Thursday, April 17, 2014

الجمعة / GAZA 3

*vendredi / الجمعة


Gaza, 10 avril 2014

Aujourd'hui, je me suis retrouvé un moment seul pour filmer quelques plans qui ne nécessitaient personne. Et là, un homme de ménage affable, croisé de nombreuses fois tout sourire, A. s'approche en s'excusant déjà. Chaque jour, nous l'entendons chantonner par delà les couloirs, au travers d'une porte entrouverte. 
Il me raconte les 15 jours bloqué dans l'hôtel il y a quatre ans, durant des bombardements, sans nouvelles de sa famille, des tirs pas loin de chez lui. Il me parle de ses peurs, de son désir de liberté; ne fut ce qu'une fois dans sa vie sortir de ces 41 sur 15 km de terre, les seuls qu'il connait. 
Un instant, il frappe sur son oeil gauche. Le son trahit du verre! Et sa main le retire pour montrer son visage à nu, borgne. Un éclat de mortier l'a touché lorsqu'il avait moins de 10 ans. L'année passée, il a perdu son oeil de rechange en se baignant. Le médecin grec qui l'avait soigné est depuis reparti loin. A présent, il ne nage plus, de peur perdre celui qui lui reste. Il se méfie de ce qui l'entoure; sa demie vue lui est vitale pour subvenir à sa famille. 
Nous partageons une cigarette en souriant. François, l'ingénieur son nous a entretemps rejoint. Nous sommes assis dans une alcôve et il se met à chanter, avec une douceur profonde, vibration émotive et réconfortante. 
Il repart discrètement, je n'ai pas réussi à le prendre en photo. L'image était de trop sans doute. 
D'autres personnes nous raconterons le son de la guerre et aussi celui des drones, bourdonnements constants; menaces presqu'invisible, nouvelles armes déshumanisées. Issus du développement militaire, les drones sont, dans d'autres contrées, des jouets pour enfants ou ... de nouveaux moyens de tournage. 
Le conflit prend de multiples visages que je ne vois que trop peu dans cet espace protégé, l'hôtel où nous tournons, très calme en ces jours. 
En fin de journée, on s'octroie une petite marche sur la plage à laquelle nous faisons face chaque jour. Le soleil descend rapidement. Je languis de l'eau. Personne ne se baigne, la mer est trop polluée près du petit port. Je marche les pieds dans le sable entre les déchets que plus personne ne semble voir. 
Le soleil s'est couché. les jeunes jouent au foot et me lancent des "Wolverine!", héros de X-men. Mes favoris ont leur coefficient de sympathie. On fera une petite partie de raquette de plage.

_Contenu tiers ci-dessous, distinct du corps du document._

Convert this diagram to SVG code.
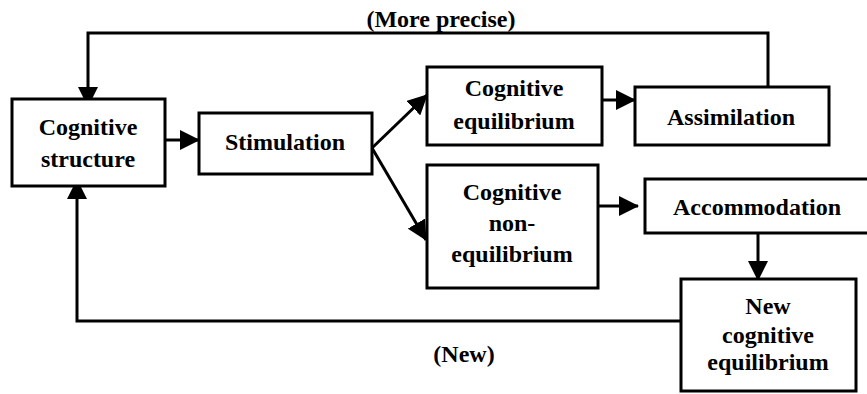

En bois plein, mon poignet endure mais les rires accompagnent nos sauts et chutes. 
A quelques centaines de mètres, l'orchestre se fait entendre à nouveau. Encore un mariage. 
Je lève les yeux, et perçoit sur les immeubles dominants, des petits points noirs, acné de balles sur ces blancs, pores en appel d'air.